The Colombian peso posted the biggest decline amid an emerging-market slump as Britain’s decision to exit the European Union roiled markets for a second day, adding to concern about the outlook for the Latin American nation’s economy.

The peso fell 2.8 percent at the close of trading, the worst decline among developing-nation currencies. Sterling depreciated 3.6 percent and earlier reached a three-decade low of $1.3121 that surpassed its weakest levels during the panicked selling on Friday.

Traders’ bets on swings in the peso over the next month are the second-highest in Latin America, and the world’s riskier assets have been under pressure since the U.K. vote raised concerns that an already-fragile global economic recovery will falter as trade snarls in one of the world’s biggest consumer blocs.
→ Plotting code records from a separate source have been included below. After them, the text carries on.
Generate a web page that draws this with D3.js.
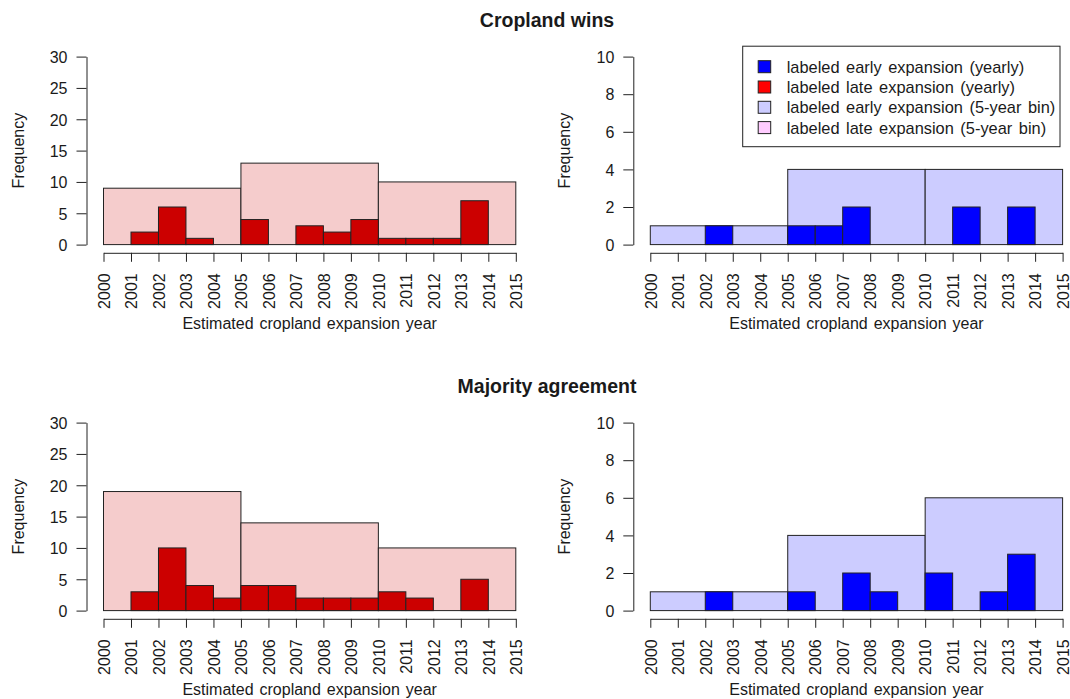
<!DOCTYPE html>
<html>
<head>
<meta charset="utf-8">
<script src="https://cdn.jsdelivr.net/npm/d3@7"></script>
<style>
  html, body { margin: 0; padding: 0; background: #fff; }
  svg { display: block; }
  text { font-family: "Liberation Sans", Arial, Helvetica, sans-serif; fill: #1a1a1a; }
</style>
</head>
<body>
<svg id="chart" width="1070" height="699"></svg>
<script>
// ---------- data ----------
const yearTicks = [2000,2001,2002,2003,2004,2005,2006,2007,2008,2009,2010,2011,2012,2013,2014,2015];
const yearStarts = [2000,2001,2002,2003,2004,2005,2006,2007,2008,2009,2010,2011,2012,2013,2014];
const binStarts = [2000,2005,2010];

const cwLateYearly  = [0,2,6,1,0,4,0,3,2,4,1,1,1,7,0];
const cwLateBins    = [9,13,10];
const cwEarlyYearly = [0,0,1,0,0,1,1,2,0,0,0,2,0,2,0];
const cwEarlyBins   = [1,4,4];

const maLateYearly  = [0,3,10,4,2,4,4,2,2,2,3,2,0,5,0];
const maLateBins    = [19,14,10];
const maEarlyYearly = [0,0,1,0,0,1,0,2,1,0,2,0,1,3,0];
const maEarlyBins   = [1,4,6];

const lateTicks  = [0,5,10,15,20,25,30];
const earlyTicks = [0,2,4,6,8,10];

const rowTitles = ["Cropland wins", "Majority agreement"];
const legendLabels = [
  "labeled early expansion (yearly)",
  "labeled late expansion (yearly)",
  "labeled early expansion (5-year bin)",
  "labeled late expansion (5-year bin)"
];
const legendColors = ["#0000ff", "#ff0000", "#ccccff", "#ffccff"];

// ---------- layout ----------
const svg = d3.select("#chart");
const stroke = "#222";
const fontSize = 16;

const panels = [
  { row: 0, col: 0, yearly: cwLateYearly,  bins: cwLateBins,  max: 30, ticks: lateTicks,  fillY: "#cc0000", fillB: "#f5cccc" },
  { row: 0, col: 1, yearly: cwEarlyYearly, bins: cwEarlyBins, max: 10, ticks: earlyTicks, fillY: "#0000ff", fillB: "#ccccff", legend: true },
  { row: 1, col: 0, yearly: maLateYearly,  bins: maLateBins,  max: 30, ticks: lateTicks,  fillY: "#cc0000", fillB: "#f5cccc" },
  { row: 1, col: 1, yearly: maEarlyYearly, bins: maEarlyBins, max: 10, ticks: earlyTicks, fillY: "#0000ff", fillB: "#ccccff" }
];

const colX0 = [103.5, 650.3];
const plotW = 412.3;
const rowY0 = [244.6, 610.6];
const plotH = 188;
const yAxisGap = 17;   // y axis drawn to the left of the plot
const xAxisGap = 8.2;  // x axis drawn below zero

rowTitles.forEach((t, i) => {
  svg.append("text")
    .attr("x", 547).attr("y", 27 + i * 366)
    .attr("text-anchor", "middle")
    .style("font-size", "19.5px").style("font-weight", "bold")
    .text(t);
});

panels.forEach(p => {
  const x0 = colX0[p.col];
  const base = rowY0[p.row];
  const x = d3.scaleLinear().domain([2000, 2015]).range([x0, x0 + plotW]);
  const y = d3.scaleLinear().domain([0, p.max]).range([base, base - plotH]);
  const g = svg.append("g");

  // 5-year bins
  g.selectAll("rect.bin").data(binStarts.map((s, i) => ({ s, v: p.bins[i] })))
    .enter().append("rect")
    .attr("x", d => x(d.s)).attr("width", d => x(d.s + 5) - x(d.s))
    .attr("y", d => y(d.v)).attr("height", d => y(0) - y(d.v))
    .attr("fill", p.fillB).attr("stroke", stroke).attr("stroke-width", 1);

  // yearly bars
  g.selectAll("rect.yr").data(yearStarts.map((s, i) => ({ s, v: p.yearly[i] })).filter(d => d.v > 0))
    .enter().append("rect")
    .attr("x", d => x(d.s)).attr("width", d => x(d.s + 1) - x(d.s))
    .attr("y", d => y(d.v)).attr("height", d => y(0) - y(d.v))
    .attr("fill", p.fillY).attr("stroke", stroke).attr("stroke-width", 1);

  // x axis
  const xa = g.append("g")
    .attr("transform", `translate(0,${base + xAxisGap})`)
    .call(d3.axisBottom(x).tickValues(yearTicks).tickFormat(d3.format("d")).tickSize(9).tickSizeOuter(0));
  xa.selectAll("text")
    .attr("transform", "rotate(-90)")
    .attr("x", -20.5).attr("y", 0).attr("dy", "0.36em")
    .attr("text-anchor", "end")
    .style("font-size", fontSize + "px");

  // y axis
  const ya = g.append("g")
    .attr("transform", `translate(${x0 - yAxisGap},0)`)
    .call(d3.axisLeft(y).tickValues(p.ticks).tickSize(10).tickPadding(9).tickSizeOuter(0));
  ya.selectAll("text").style("font-size", fontSize + "px").attr("dy", "0.36em");

  [xa, ya].forEach(a => {
    a.selectAll("path, line").attr("stroke", stroke).attr("stroke-width", 1);
    a.selectAll("text").style("fill", "#1a1a1a")
      .style("font-family", '"Liberation Sans", Arial, Helvetica, sans-serif');
  });

  // axis titles
  g.append("text")
    .attr("x", (x(2000) + x(2015)) / 2).attr("y", base + 84)
    .attr("text-anchor", "middle").style("font-size", fontSize + "px")
    .style("word-spacing", "1.5px")
    .text("Estimated cropland expansion year");
  const fy = (y(0) + y(p.max)) / 2;
  g.append("text")
    .attr("transform", `translate(${x0 - yAxisGap - 63},${fy}) rotate(-90)`)
    .attr("text-anchor", "middle").style("font-size", fontSize + "px")
    .text("Frequency");

  if (p.legend) {
    const lx = 742.7, ly = 46.2, lw = 317.3, lh = 100.5;
    const lg = svg.append("g");
    lg.append("rect").attr("x", lx).attr("y", ly).attr("width", lw).attr("height", lh)
      .attr("fill", "#fff").attr("stroke", stroke).attr("stroke-width", 1);
    legendLabels.forEach((lab, i) => {
      const cy = ly + 20.5 + i * 20.3;
      lg.append("rect").attr("x", lx + 15.5).attr("y", cy - 6).attr("width", 12.5).attr("height", 12)
        .attr("fill", legendColors[i]).attr("stroke", stroke).attr("stroke-width", 1);
      lg.append("text").attr("x", lx + 44).attr("y", cy).attr("dy", "0.36em")
        .style("font-size", "16.4px").style("word-spacing", "2px").text(lab);
    });
  }
});
</script>
</body>
</html>
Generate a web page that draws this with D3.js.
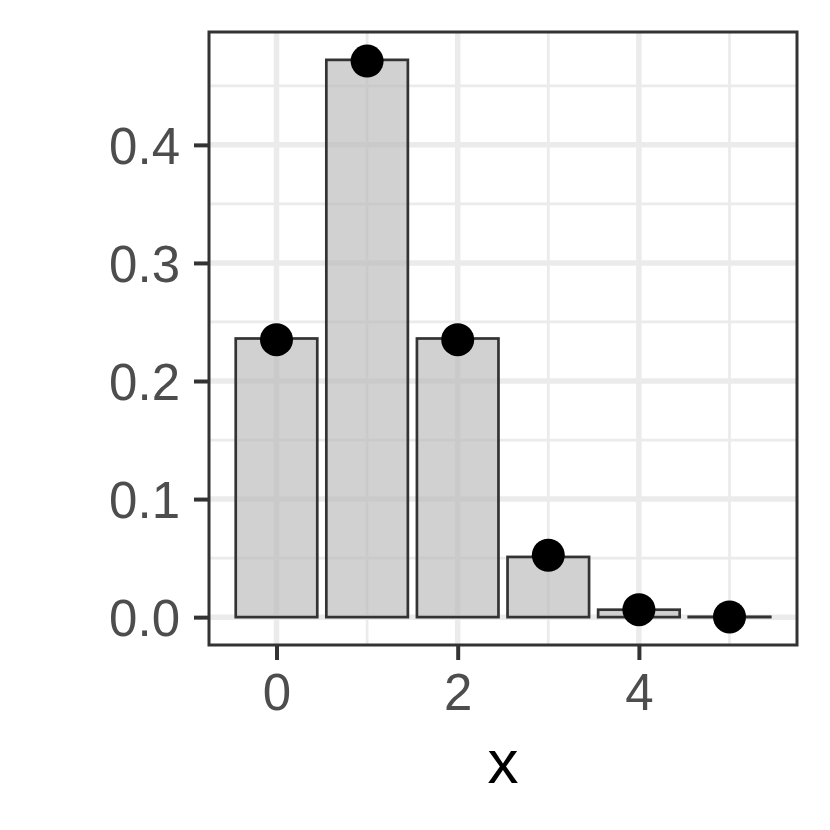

Colombia’s current account deficit makes it especially vulnerable to the external turmoil and a decline in prices for its oil exports, according to German Cristancho, the head of research at Corredores Davivienda.

“It’s part of the sensitivity that we consider the peso has from the high current account deficit the country has maintained,” Cristancho said. “Today with the fall in oil prices and the increase in risk premiums, it’s normal to see this selloff in the currency.”

The country’s current account deficit, the broadest measure of trade in goods and services, is forecast to end 2016 near the highest in at least 30 years. Colombia exported $969 million of goods to the U.K. in 2015, or 2.3 percent of its total exports, making it the Latin American country most reliant on trade with Britain, according to Bloomberg data.

Oil extended declines to trade near $46 a barrel as the market remained volatile.